● **Do this**:
Repeat the material verbatim. Images are excluded from the copy.

● **Data excerpt**:
★ ★ ★

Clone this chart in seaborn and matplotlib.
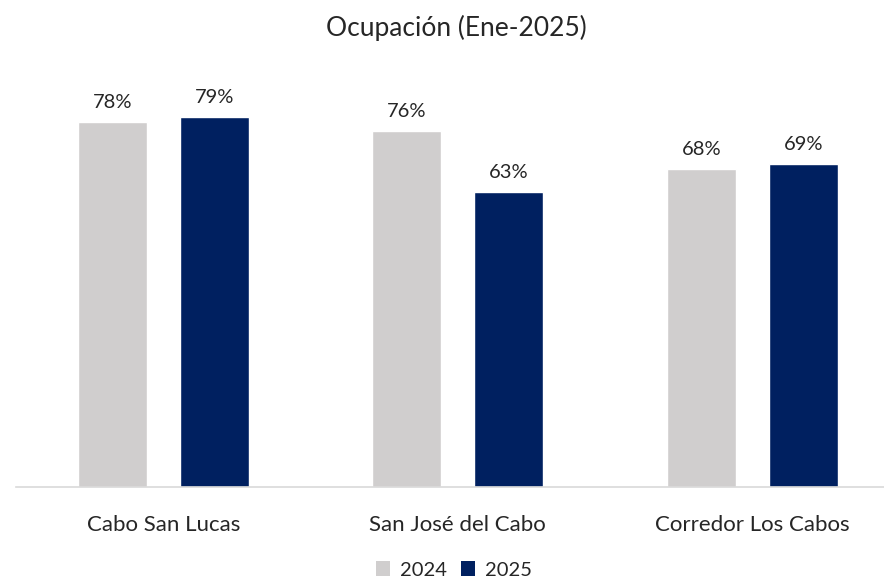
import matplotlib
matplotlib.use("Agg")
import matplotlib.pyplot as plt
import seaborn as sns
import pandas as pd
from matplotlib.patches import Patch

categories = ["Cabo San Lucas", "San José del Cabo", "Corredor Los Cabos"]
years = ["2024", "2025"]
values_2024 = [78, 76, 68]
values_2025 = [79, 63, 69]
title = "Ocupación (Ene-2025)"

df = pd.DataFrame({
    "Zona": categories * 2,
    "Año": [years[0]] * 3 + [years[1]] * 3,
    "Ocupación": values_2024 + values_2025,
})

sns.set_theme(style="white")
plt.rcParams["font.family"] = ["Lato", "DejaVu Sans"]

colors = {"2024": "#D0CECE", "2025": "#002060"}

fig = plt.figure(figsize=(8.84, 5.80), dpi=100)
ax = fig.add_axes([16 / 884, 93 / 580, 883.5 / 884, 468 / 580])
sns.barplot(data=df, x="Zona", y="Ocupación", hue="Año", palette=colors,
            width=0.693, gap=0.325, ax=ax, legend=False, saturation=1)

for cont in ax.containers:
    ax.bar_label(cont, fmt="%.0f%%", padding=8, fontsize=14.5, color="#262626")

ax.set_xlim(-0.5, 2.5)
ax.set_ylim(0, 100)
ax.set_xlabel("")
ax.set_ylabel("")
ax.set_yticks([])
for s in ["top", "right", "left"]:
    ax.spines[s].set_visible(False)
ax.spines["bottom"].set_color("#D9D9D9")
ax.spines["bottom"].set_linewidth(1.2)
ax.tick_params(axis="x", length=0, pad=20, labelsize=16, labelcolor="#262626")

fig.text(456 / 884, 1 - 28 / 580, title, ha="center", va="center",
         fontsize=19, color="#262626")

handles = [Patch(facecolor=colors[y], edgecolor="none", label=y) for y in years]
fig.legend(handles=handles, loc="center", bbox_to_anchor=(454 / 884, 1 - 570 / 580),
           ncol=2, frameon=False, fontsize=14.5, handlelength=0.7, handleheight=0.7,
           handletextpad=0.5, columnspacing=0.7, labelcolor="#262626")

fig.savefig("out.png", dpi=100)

★ ★ ★

● **Output of the exercise**:
Clone this chart in seaborn and matplotlib.
import matplotlib
matplotlib.use("Agg")
import matplotlib.pyplot as plt
import seaborn as sns
import pandas as pd
from matplotlib.patches import Patch

categories = ["Cabo San Lucas", "San José del Cabo", "Corredor Los Cabos"]
years = ["2024", "2025"]
values_2024 = [78, 76, 68]
values_2025 = [79, 63, 69]
title = "Ocupación (Ene-2025)"

df = pd.DataFrame({
    "Zona": categories * 2,
    "Año": [years[0]] * 3 + [years[1]] * 3,
    "Ocupación": values_2024 + values_2025,
})

sns.set_theme(style="white")
plt.rcParams["font.family"] = ["Lato", "DejaVu Sans"]

colors = {"2024": "#D0CECE", "2025": "#002060"}

fig = plt.figure(figsize=(8.84, 5.80), dpi=100)
ax = fig.add_axes([16 / 884, 93 / 580, 883.5 / 884, 468 / 580])
sns.barplot(data=df, x="Zona", y="Ocupación", hue="Año", palette=colors,
            width=0.693, gap=0.325, ax=ax, legend=False, saturation=1)

for cont in ax.containers:
    ax.bar_label(cont, fmt="%.0f%%", padding=8, fontsize=14.5, color="#262626")

ax.set_xlim(-0.5, 2.5)
ax.set_ylim(0, 100)
ax.set_xlabel("")
ax.set_ylabel("")
ax.set_yticks([])
for s in ["top", "right", "left"]:
    ax.spines[s].set_visible(False)
ax.spines["bottom"].set_color("#D9D9D9")
ax.spines["bottom"].set_linewidth(1.2)
ax.tick_params(axis="x", length=0, pad=20, labelsize=16, labelcolor="#262626")

fig.text(456 / 884, 1 - 28 / 580, title, ha="center", va="center",
         fontsize=19, color="#262626")

handles = [Patch(facecolor=colors[y], edgecolor="none", label=y) for y in years]
fig.legend(handles=handles, loc="center", bbox_to_anchor=(454 / 884, 1 - 570 / 580),
           ncol=2, frameon=False, fontsize=14.5, handlelength=0.7, handleheight=0.7,
           handletextpad=0.5, columnspacing=0.7, labelcolor="#262626")

fig.savefig("out.png", dpi=100)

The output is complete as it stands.